Sets and costumes were designed by Maureen Freedman whose wonderful work is new to us. The set for Snow Maiden was simple but effective--some bare white trees with tiny lights suggesting icicles, a cutout of a minaret and some windows suggesting a town, a hanging cutout of the faces of Sun and Moon, and a tiny rabbit hiding in the trees.

The simplicity of the set was balanced by the elaborate design of the costumes. Fairy Spring was covered with flowers and greenery; King Frost was, like Snegurochka, decked out in white and fur. The Tsar was resplendent in gold and the wealthier citizens looked like pictures in a book of 19th c. Russia. Peasants wore babushkas and long skirts with aprons. It was all picture perfect.
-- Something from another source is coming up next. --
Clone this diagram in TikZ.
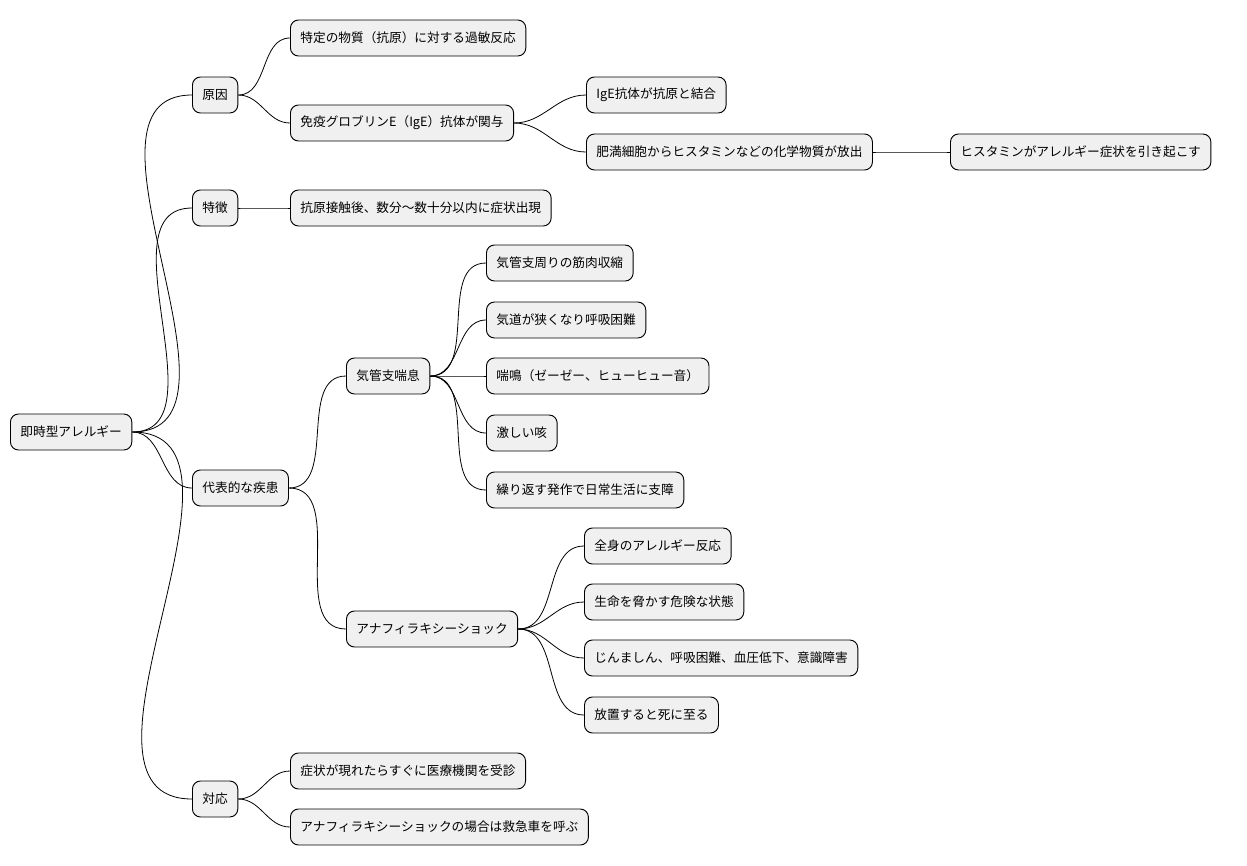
\documentclass[tikz,border=0pt]{standalone}
\usepackage{fontspec}
\setmainfont{Noto Sans CJK JP}
\begin{document}
\begin{tikzpicture}[x=0.75pt,y=-0.75pt,
  n/.style={draw=black,fill=gray!12,rounded corners=6pt,minimum height=27pt,inner xsep=7.5pt,anchor=west,font=\fontsize{9.5pt}{11pt}\selectfont,line width=0.7pt},
  e/.style={draw=black,line width=0.6pt}]
\useasboundingbox (0,0) rectangle (1247,865);
\node[n] (r) at (10,432) {即時型アレルギー};
\node[n] (a) at (192,95) {原因};
\node[n] (a1) at (290,38) {特定の物質（抗原）に対する過敏反応};
\node[n] (a2) at (290,123) {免疫グロブリンE（IgE）抗体が関与};
\node[n] (a21) at (586,95) {IgE抗体が抗原と結合};
\node[n] (a22) at (586,152) {肥満細胞からヒスタミンなどの化学物質が放出};
\node[n] (a221) at (950,152) {ヒスタミンがアレルギー症状を引き起こす};
\node[n] (b) at (192,208) {特徴};
\node[n] (b1) at (290,208) {抗原接触後、数分〜数十分以内に症状出現};
\node[n] (c) at (192,488) {代表的な疾患};
\node[n] (c1) at (346,376) {気管支喘息};
\node[n] (c11) at (486,263) {気管支周りの筋肉収縮};
\node[n] (c12) at (486,320) {気道が狭くなり呼吸困難};
\node[n] (c13) at (486,376) {喘鳴（ゼーゼー、ヒューヒュー音）};
\node[n] (c14) at (486,433) {激しい咳};
\node[n] (c15) at (486,490) {繰り返す発作で日常生活に支障};
\node[n] (c2) at (346,629) {アナフィラキシーショック};
\node[n] (c21) at (584,546) {全身のアレルギー反応};
\node[n] (c22) at (584,602) {生命を脅かす危険な状態};
\node[n] (c23) at (584,658) {じんましん、呼吸困難、血圧低下、意識障害};
\node[n] (c24) at (584,715) {放置すると死に至る};
\node[n] (d) at (192,799) {対応};
\node[n] (d1) at (290,771) {症状が現れたらすぐに医療機関を受診};
\node[n] (d2) at (290,827) {アナフィラキシーショックの場合は救急車を呼ぶ};
\foreach \p/\c in {r/a,r/b,r/c,r/d,a/a1,a/a2,a2/a21,a2/a22,a22/a221,b/b1,c/c1,c/c2,c1/c11,c1/c12,c1/c13,c1/c14,c1/c15,c2/c21,c2/c22,c2/c23,c2/c24,d/d1,d/d2}
  \draw[e] (\p.east) to[out=0,in=180] (\c.west);
\end{tikzpicture}
\end{document}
If you have read this far without boredom, let us have our say about fairytales.  True fairytales, those handed down since medieval days, evolved slowly until Perrault and Hans Christian Andersen wrote them down.  According to Bruno Bettelheim, in his landmark exploration The Uses of Enchantment, they exist to help children deal with adversity in a simplified way. Parental death and abandonment, evil step-parents, poverty, difficult siblings, etc.

So is Snegurochka a true fairytale? Aleksandr Ostrovsky wrote the play (in rhymed verse) in 1873, using music by Tchaikovsky! (We can imagine how Tchaikovsky felt when Rimsky-Korsakov's opera premiered within a decade.) We have researched European and Russian fairytales and there are various iterations of the tale of a child made of snow that melts. But the embellishments provided by Ostrovsky may have been original. We are reminded of Janacek's Cunning Little Vixen (also seen at MSM and elsewhere) and Dvorak's Russalka, both of which also deal with man's troubled relationship with the natural world and a kind of magic realism.

Unless a reader more scholarly than we are can provide additional information we would have to say that this compelling story is not an echt fairytale but nonetheless a source of aural and visual pleasure.  What more could one ask! Hearing it in Russian perhaps?